I have always been inspired by landscape painting and photography, particularly renderings of grand vistas and scenes of natural beauty. Originally inspired by the paintings of acclaimed nineteenth-century Hudson River School founder Thomas Cole, this project started as a look into the journey of the artist, how the artist arrived at a specific location of pure inspiration and perception, and their immersion in this space, embedding themselves to create a work of art. While Cole immersed himself in the locations of his paintings, often doing a number of drawings and studies beforehand, he was also acutely aware of the changing landscape of nineteenth century America, and he focused on ideas of human vs. natural presence in a number of his paintings. While this project still contains these notions, it has shifted focus to the subject of the American West/Southwest, exploring the natural geological movements and collisions that brought about the formation of this historic landscape as well as the unnatural, manufactured movements and collisions evident in the current landscape of the American West/Southwest. I have had an interest in this setting for some time, and embarked on my own immersion into this environment in the Fall of 2016.   

The inspiration for the project in its current form comes from the memoir of German geologist Hans Cloos (Conversation with the Earth, 1953), whose lifelong passion was the investigation of the Earth’s crust. Cloos went on a geological pilgrimage to the American West/Southwest in 1927, visiting Utah, California and Arizona. He likened the study of the Earth’s surface and geology to being the “music of the earth.” Edward Abbey, an American conservationist, was aligned with Cloos in expressing similar views about the landscape of the American West/Southwest, but with a more radical bent, in his book Desert Solitaire, 1968. Although several decades separate the works of Cloos and Abbey, my interest and journey westward lie in the juxtaposition of these seemingly different geological philosophers. Filmed in California, Nevada, Utah, Colorado, New Mexico, and Arizona from 2016-2017, the imagery in this exhibition is emblematic of the movement and collision that fueled the evolution of these landscapes; my individual perceptions of these landscapes became my narrative of the natural world in cinematic and photographic form.

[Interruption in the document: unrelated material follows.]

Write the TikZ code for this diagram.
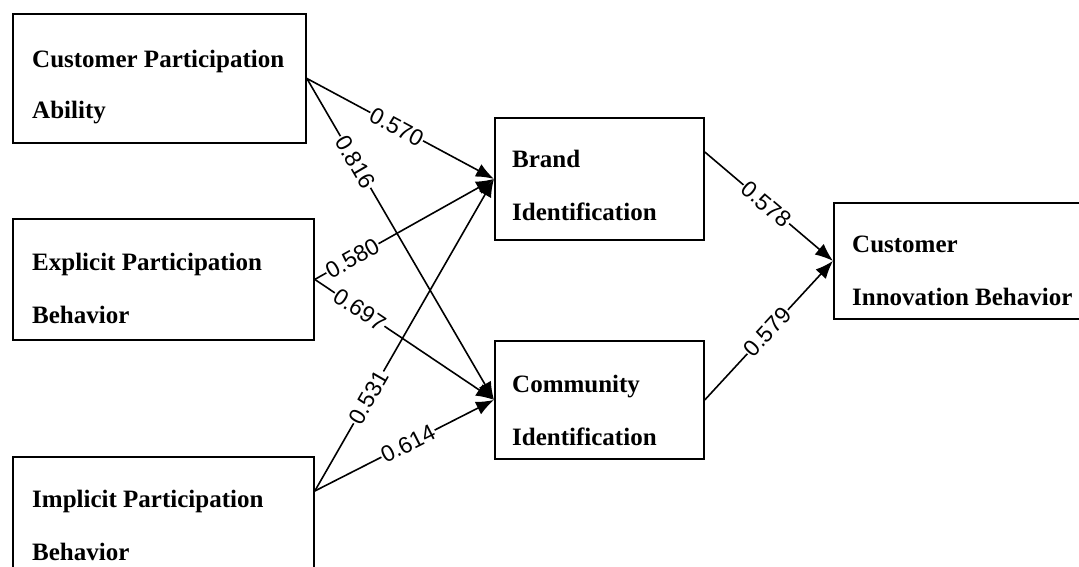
\documentclass[tikz,border=0pt]{standalone}
\usepackage{fontspec}
\setmainfont{Liberation Serif}
\newfontfamily\lblfont{Liberation Sans}
\usetikzlibrary{arrows.meta,calc}
\begin{document}
\begin{tikzpicture}[x=1pt,y=1pt,
  box/.style={draw,line width=1.8pt,rectangle,inner sep=0pt,anchor=north west},
  txt/.style={anchor=base west,inner sep=0pt,font=\fontsize{25}{30}\selectfont\bfseries},
  conn/.style={line width=1.6pt,-{Latex[length=18pt,width=14pt]}},
  lbl/.style={sloped,fill=white,inner sep=1pt,font=\fontsize{23}{26}\selectfont\lblfont}]
\useasboundingbox (0,0) rectangle (1079,-566);
% boxes
\node[box,minimum width=293pt,minimum height=129pt] (cpa) at (12,-13) {};
\node[box,minimum width=301pt,minimum height=121pt] (epb) at (12,-218) {};
\node[box,minimum width=301pt,minimum height=130pt] (ipb) at (12,-456) {};
\node[box,minimum width=209pt,minimum height=122pt] (brand) at (494,-117) {};
\node[box,minimum width=209pt,minimum height=118pt] (comm) at (494,-340) {};
\node[box,minimum width=250pt,minimum height=116pt] (cib) at (833,-202) {};
% texts
\node[txt] (t1a) at (32,-67) {Customer Participation};
\node[txt] (t1b) at (32,-118) {Ability};
\node[txt] (t2a) at (32,-270) {Explicit Participation};
\node[txt] (t2b) at (32,-323) {Behavior};
\node[txt] (t3a) at (32,-507) {Implicit Participation};
\node[txt] (t3b) at (32,-560) {Behavior};
\node[txt] (t4a) at (512,-167) {Brand};
\node[txt] (t4b) at (512,-220) {Identification};
\node[txt] (t5a) at (512,-392) {Community};
\node[txt] (t5b) at (512,-445) {Identification};
\node[txt] (t6a) at (852,-252) {Customer};
\node[txt] (t6b) at (852,-305) {Innovation Behavior};
% connector points
\coordinate (ipbout) at ($(ipb.north east)+(0,-35)$);
\coordinate (brandout) at ($(brand.north east)+(0,-35)$);
% connectors
\draw[conn] (cpa.east) -- node[lbl,pos=0.48] {0.570} (brand.west);
\draw[conn] (cpa.east) -- node[lbl,pos=0.26] {0.816} (comm.west);
\draw[conn] (epb.east) -- node[lbl,pos=0.21] {0.580} (brand.west);
\draw[conn] (epb.east) -- node[lbl,pos=0.25] {0.697} (comm.west);
\draw[conn] (ipbout) -- node[lbl,pos=0.30] {0.531} (brand.west);
\draw[conn] (ipbout) -- node[lbl,pos=0.52] {0.614} (comm.west);
\draw[conn] (brandout) -- node[lbl,pos=0.48] {0.578} (cib.west);
\draw[conn] (comm.east) -- node[lbl,pos=0.49] {0.579} (cib.west);
\end{tikzpicture}
\end{document}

This installation, Frames of View, consists of photographs and three screens of projected imagery exploring these optical collisions as they relate to the landscape of the American West/Southwest. In the projection, the middle screen consists of imagery that I refer to as vistas, or the traditional representations of landscape depicted in paintings and photographs. The left screen consists of imagery that I refer to as natural collisions, or natural movements of the landscape untouched by human activity. And finally, the right screen consists of imagery that I refer to as human collisions, or intrusions of humankind on the natural landscape.